_The problem_. Give every line again exactly as it appears, please, but not the pictures.

---

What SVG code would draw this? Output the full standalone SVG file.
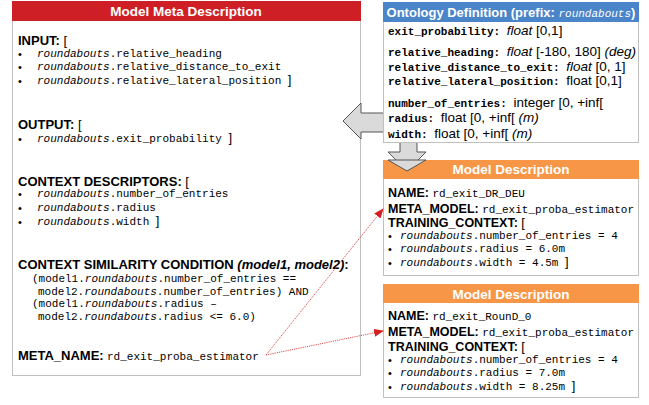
<svg xmlns="http://www.w3.org/2000/svg" width="649" height="405" viewBox="0 0 649 405">
<defs>
<style>
.box{fill:#fff;stroke:#c0c0c0;stroke-width:1}
.hdr{font-family:"Liberation Sans",Arial,sans-serif;font-weight:bold;font-size:13.5px;fill:#fff;text-anchor:middle}
.b{font-family:"Liberation Sans",Arial,sans-serif;font-weight:bold;font-size:13px;fill:#000}
.bs{font-family:"Liberation Sans",Arial,sans-serif;font-weight:bold;font-size:12.5px;fill:#000}
.s{font-family:"Liberation Sans",Arial,sans-serif;font-weight:normal;font-size:13px;fill:#000}
.s2{font-family:"Liberation Sans",Arial,sans-serif;font-weight:normal;font-size:13.5px;fill:#000}
.m{font-family:"Liberation Mono","Courier New",monospace;font-weight:normal;font-size:11px;fill:#000}
.mb{font-family:"Liberation Mono","Courier New",monospace;font-size:11px;font-weight:bold;fill:#000}
.i{font-style:italic}
.bul{font-family:"Liberation Sans",Arial,sans-serif;font-size:11px;fill:#000}
.garrow{fill:#dadada;stroke:#555;stroke-width:1}
.link{fill:none;stroke:#d42020;stroke-width:0.8;stroke-dasharray:1.2,1}
</style>
<marker id="ah" markerWidth="10" markerHeight="8" refX="9" refY="4" orient="auto" markerUnits="userSpaceOnUse">
<path d="M0,0 L10,4 L0,8 Z" fill="#d42020"/>
</marker>
</defs>

<g id="meta">
<rect class="box" x="12.5" y="1.5" width="348" height="374"/>
<rect x="12" y="1" width="349" height="20" fill="#cf1f26"/>
<text class="hdr" x="186" y="16">Model Meta Description</text>
<text class="b" x="18" y="45">INPUT: <tspan class="s">[</tspan></text>
<text class="bul" x="18" y="58">•</text>
<text class="m" x="37" y="57"><tspan class="i">roundabouts</tspan>.relative_heading</text>
<text class="bul" x="18" y="71">•</text>
<text class="m" x="37" y="70"><tspan class="i">roundabouts</tspan>.relative_distance_to_exit</text>
<text class="bul" x="18" y="85">•</text>
<text class="m" x="37" y="84"><tspan class="i">roundabouts</tspan>.relative_lateral_position <tspan class="s">]</tspan></text>

<text class="b" x="18" y="129">OUTPUT: <tspan class="s">[</tspan></text>
<text class="bul" x="18" y="143">•</text>
<text class="m" x="37" y="142"><tspan class="i">roundabouts</tspan>.exit_probability <tspan class="s">]</tspan></text>

<text class="b" x="18" y="186">CONTEXT DESCRIPTORS: <tspan class="s">[</tspan></text>
<text class="bul" x="18" y="198">•</text>
<text class="m" x="37" y="197"><tspan class="i">roundabouts</tspan>.number_of_entries</text>
<text class="bul" x="18" y="212">•</text>
<text class="m" x="37" y="211"><tspan class="i">roundabouts</tspan>.radius</text>
<text class="bul" x="18" y="226">•</text>
<text class="m" x="37" y="225"><tspan class="i">roundabouts</tspan>.width <tspan class="s">]</tspan></text>

<text class="b" x="18" y="269">CONTEXT SIMILARITY CONDITION <tspan class="i">(model1, model2)</tspan>:</text>
<text class="m" x="32" y="282">(model1.<tspan class="i">roundabouts</tspan>.number_of_entries ==</text>
<text class="m" x="38" y="295">model2.<tspan class="i">roundabouts</tspan>.number_of_entries) AND</text>
<text class="m" x="32" y="307">(model1.<tspan class="i">roundabouts</tspan>.radius –</text>
<text class="m" x="38" y="320">model2.<tspan class="i">roundabouts</tspan>.radius &lt;= 6.0)</text>

<text class="b" x="18" y="360">META_NAME: <tspan class="m" x="107">rd_exit_proba_estimator</tspan></text>
</g>

<g id="arrows-gray">
<polygon class="garrow" points="343,121 361,103 361,113 384,113 384,132 361,132 361,139"/>
<polygon class="garrow" points="400,142 417,142 417,152 426,152 407,171 388,152 400,152"/>
</g>

<g id="ontology">
<rect class="box" x="383.5" y="2.5" width="255" height="140"/>
<rect x="383" y="2" width="256" height="20" fill="#4a84c9"/>
<text class="hdr" x="511" y="16.5" font-size="13" style="font-size:13px">Ontology Definition (prefix: <tspan font-family="Liberation Mono,monospace" font-style="italic" font-weight="normal" style="font-size:11px">roundabouts</tspan>)</text>
<text class="mb" x="388" y="35">exit_probability: <tspan class="s2 i">float</tspan><tspan class="s2"> [0,1]</tspan></text>
<text class="mb" x="388" y="56">relative_heading: <tspan class="s2 i">float</tspan><tspan class="s2"> [-180, 180] </tspan><tspan class="s2 i">(deg)</tspan></text>
<text class="mb" x="388" y="71">relative_distance_to_exit: <tspan class="s2 i">float</tspan><tspan class="s2"> [0, 1]</tspan></text>
<text class="mb" x="388" y="85">relative_lateral_position: <tspan class="s2">float [0,1]</tspan></text>
<text class="mb" x="388" y="107">number_of_entries: <tspan class="s2">integer [0, +inf[</tspan></text>
<text class="mb" x="388" y="122">radius: <tspan class="s2">float [0, +inf[ </tspan><tspan class="s2 i">(m)</tspan></text>
<text class="mb" x="388" y="138">width: <tspan class="s2">float [0, +inf[ </tspan><tspan class="s2 i">(m)</tspan></text>
</g>

<g id="model1">
<rect class="box" x="383.5" y="160.5" width="255" height="115"/>
<rect x="383" y="160" width="256" height="19" fill="#f79646"/>
<polygon class="garrow" points="388,160 426,160 407,171"/>
<text class="hdr" x="511" y="174">Model Description</text>
<text class="bs" x="388" y="197">NAME: <tspan class="m">rd_exit_DR_DEU</tspan></text>
<text class="bs" x="388" y="213">META_MODEL: <tspan class="m">rd_exit_proba_estimator</tspan></text>
<text class="bs" x="388" y="227">TRAINING_CONTEXT: <tspan class="s">[</tspan></text>
<text class="bul" x="388" y="240">•</text>
<text class="m" x="400" y="239"><tspan class="i">roundabouts</tspan>.number_of_entries = 4</text>
<text class="bul" x="388" y="253">•</text>
<text class="m" x="400" y="252"><tspan class="i">roundabouts</tspan>.radius = 6.0m</text>
<text class="bul" x="388" y="267">•</text>
<text class="m" x="400" y="266"><tspan class="i">roundabouts</tspan>.width = 4.5m <tspan class="s">]</tspan></text>
</g>

<g id="model2">
<rect class="box" x="383.5" y="284.5" width="255" height="113"/>
<rect x="383" y="284" width="256" height="19" fill="#f79646"/>
<text class="hdr" x="511" y="298.5">Model Description</text>
<text class="bs" x="388" y="320">NAME: <tspan class="m">rd_exit_RounD_0</tspan></text>
<text class="bs" x="388" y="336">META_MODEL: <tspan class="m">rd_exit_proba_estimator</tspan></text>
<text class="bs" x="388" y="351">TRAINING_CONTEXT: <tspan class="s">[</tspan></text>
<text class="bul" x="388" y="364">•</text>
<text class="m" x="400" y="363"><tspan class="i">roundabouts</tspan>.number_of_entries = 4</text>
<text class="bul" x="388" y="377">•</text>
<text class="m" x="400" y="376"><tspan class="i">roundabouts</tspan>.radius = 7.0m</text>
<text class="bul" x="388" y="391">•</text>
<text class="m" x="400" y="390"><tspan class="i">roundabouts</tspan>.width = 8.25m <tspan class="s">]</tspan></text>
</g>

<g id="connectors">
<line class="link" x1="266" y1="355" x2="383" y2="209" marker-end="url(#ah)"/>
<line class="link" x1="266" y1="355" x2="383" y2="331" marker-end="url(#ah)"/>
</g>
</svg>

---

_Response_.
What SVG code would draw this? Output the full standalone SVG file.
<svg xmlns="http://www.w3.org/2000/svg" width="649" height="405" viewBox="0 0 649 405">
<defs>
<style>
.box{fill:#fff;stroke:#c0c0c0;stroke-width:1}
.hdr{font-family:"Liberation Sans",Arial,sans-serif;font-weight:bold;font-size:13.5px;fill:#fff;text-anchor:middle}
.b{font-family:"Liberation Sans",Arial,sans-serif;font-weight:bold;font-size:13px;fill:#000}
.bs{font-family:"Liberation Sans",Arial,sans-serif;font-weight:bold;font-size:12.5px;fill:#000}
.s{font-family:"Liberation Sans",Arial,sans-serif;font-weight:normal;font-size:13px;fill:#000}
.s2{font-family:"Liberation Sans",Arial,sans-serif;font-weight:normal;font-size:13.5px;fill:#000}
.m{font-family:"Liberation Mono","Courier New",monospace;font-weight:normal;font-size:11px;fill:#000}
.mb{font-family:"Liberation Mono","Courier New",monospace;font-size:11px;font-weight:bold;fill:#000}
.i{font-style:italic}
.bul{font-family:"Liberation Sans",Arial,sans-serif;font-size:11px;fill:#000}
.garrow{fill:#dadada;stroke:#555;stroke-width:1}
.link{fill:none;stroke:#d42020;stroke-width:0.8;stroke-dasharray:1.2,1}
</style>
<marker id="ah" markerWidth="10" markerHeight="8" refX="9" refY="4" orient="auto" markerUnits="userSpaceOnUse">
<path d="M0,0 L10,4 L0,8 Z" fill="#d42020"/>
</marker>
</defs>

<g id="meta">
<rect class="box" x="12.5" y="1.5" width="348" height="374"/>
<rect x="12" y="1" width="349" height="20" fill="#cf1f26"/>
<text class="hdr" x="186" y="16">Model Meta Description</text>
<text class="b" x="18" y="45">INPUT: <tspan class="s">[</tspan></text>
<text class="bul" x="18" y="58">•</text>
<text class="m" x="37" y="57"><tspan class="i">roundabouts</tspan>.relative_heading</text>
<text class="bul" x="18" y="71">•</text>
<text class="m" x="37" y="70"><tspan class="i">roundabouts</tspan>.relative_distance_to_exit</text>
<text class="bul" x="18" y="85">•</text>
<text class="m" x="37" y="84"><tspan class="i">roundabouts</tspan>.relative_lateral_position <tspan class="s">]</tspan></text>

<text class="b" x="18" y="129">OUTPUT: <tspan class="s">[</tspan></text>
<text class="bul" x="18" y="143">•</text>
<text class="m" x="37" y="142"><tspan class="i">roundabouts</tspan>.exit_probability <tspan class="s">]</tspan></text>

<text class="b" x="18" y="186">CONTEXT DESCRIPTORS: <tspan class="s">[</tspan></text>
<text class="bul" x="18" y="198">•</text>
<text class="m" x="37" y="197"><tspan class="i">roundabouts</tspan>.number_of_entries</text>
<text class="bul" x="18" y="212">•</text>
<text class="m" x="37" y="211"><tspan class="i">roundabouts</tspan>.radius</text>
<text class="bul" x="18" y="226">•</text>
<text class="m" x="37" y="225"><tspan class="i">roundabouts</tspan>.width <tspan class="s">]</tspan></text>

<text class="b" x="18" y="269">CONTEXT SIMILARITY CONDITION <tspan class="i">(model1, model2)</tspan>:</text>
<text class="m" x="32" y="282">(model1.<tspan class="i">roundabouts</tspan>.number_of_entries ==</text>
<text class="m" x="38" y="295">model2.<tspan class="i">roundabouts</tspan>.number_of_entries) AND</text>
<text class="m" x="32" y="307">(model1.<tspan class="i">roundabouts</tspan>.radius –</text>
<text class="m" x="38" y="320">model2.<tspan class="i">roundabouts</tspan>.radius &lt;= 6.0)</text>

<text class="b" x="18" y="360">META_NAME: <tspan class="m" x="107">rd_exit_proba_estimator</tspan></text>
</g>

<g id="arrows-gray">
<polygon class="garrow" points="343,121 361,103 361,113 384,113 384,132 361,132 361,139"/>
<polygon class="garrow" points="400,142 417,142 417,152 426,152 407,171 388,152 400,152"/>
</g>

<g id="ontology">
<rect class="box" x="383.5" y="2.5" width="255" height="140"/>
<rect x="383" y="2" width="256" height="20" fill="#4a84c9"/>
<text class="hdr" x="511" y="16.5" font-size="13" style="font-size:13px">Ontology Definition (prefix: <tspan font-family="Liberation Mono,monospace" font-style="italic" font-weight="normal" style="font-size:11px">roundabouts</tspan>)</text>
<text class="mb" x="388" y="35">exit_probability: <tspan class="s2 i">float</tspan><tspan class="s2"> [0,1]</tspan></text>
<text class="mb" x="388" y="56">relative_heading: <tspan class="s2 i">float</tspan><tspan class="s2"> [-180, 180] </tspan><tspan class="s2 i">(deg)</tspan></text>
<text class="mb" x="388" y="71">relative_distance_to_exit: <tspan class="s2 i">float</tspan><tspan class="s2"> [0, 1]</tspan></text>
<text class="mb" x="388" y="85">relative_lateral_position: <tspan class="s2">float [0,1]</tspan></text>
<text class="mb" x="388" y="107">number_of_entries: <tspan class="s2">integer [0, +inf[</tspan></text>
<text class="mb" x="388" y="122">radius: <tspan class="s2">float [0, +inf[ </tspan><tspan class="s2 i">(m)</tspan></text>
<text class="mb" x="388" y="138">width: <tspan class="s2">float [0, +inf[ </tspan><tspan class="s2 i">(m)</tspan></text>
</g>

<g id="model1">
<rect class="box" x="383.5" y="160.5" width="255" height="115"/>
<rect x="383" y="160" width="256" height="19" fill="#f79646"/>
<polygon class="garrow" points="388,160 426,160 407,171"/>
<text class="hdr" x="511" y="174">Model Description</text>
<text class="bs" x="388" y="197">NAME: <tspan class="m">rd_exit_DR_DEU</tspan></text>
<text class="bs" x="388" y="213">META_MODEL: <tspan class="m">rd_exit_proba_estimator</tspan></text>
<text class="bs" x="388" y="227">TRAINING_CONTEXT: <tspan class="s">[</tspan></text>
<text class="bul" x="388" y="240">•</text>
<text class="m" x="400" y="239"><tspan class="i">roundabouts</tspan>.number_of_entries = 4</text>
<text class="bul" x="388" y="253">•</text>
<text class="m" x="400" y="252"><tspan class="i">roundabouts</tspan>.radius = 6.0m</text>
<text class="bul" x="388" y="267">•</text>
<text class="m" x="400" y="266"><tspan class="i">roundabouts</tspan>.width = 4.5m <tspan class="s">]</tspan></text>
</g>

<g id="model2">
<rect class="box" x="383.5" y="284.5" width="255" height="113"/>
<rect x="383" y="284" width="256" height="19" fill="#f79646"/>
<text class="hdr" x="511" y="298.5">Model Description</text>
<text class="bs" x="388" y="320">NAME: <tspan class="m">rd_exit_RounD_0</tspan></text>
<text class="bs" x="388" y="336">META_MODEL: <tspan class="m">rd_exit_proba_estimator</tspan></text>
<text class="bs" x="388" y="351">TRAINING_CONTEXT: <tspan class="s">[</tspan></text>
<text class="bul" x="388" y="364">•</text>
<text class="m" x="400" y="363"><tspan class="i">roundabouts</tspan>.number_of_entries = 4</text>
<text class="bul" x="388" y="377">•</text>
<text class="m" x="400" y="376"><tspan class="i">roundabouts</tspan>.radius = 7.0m</text>
<text class="bul" x="388" y="391">•</text>
<text class="m" x="400" y="390"><tspan class="i">roundabouts</tspan>.width = 8.25m <tspan class="s">]</tspan></text>
</g>

<g id="connectors">
<line class="link" x1="266" y1="355" x2="383" y2="209" marker-end="url(#ah)"/>
<line class="link" x1="266" y1="355" x2="383" y2="331" marker-end="url(#ah)"/>
</g>
</svg>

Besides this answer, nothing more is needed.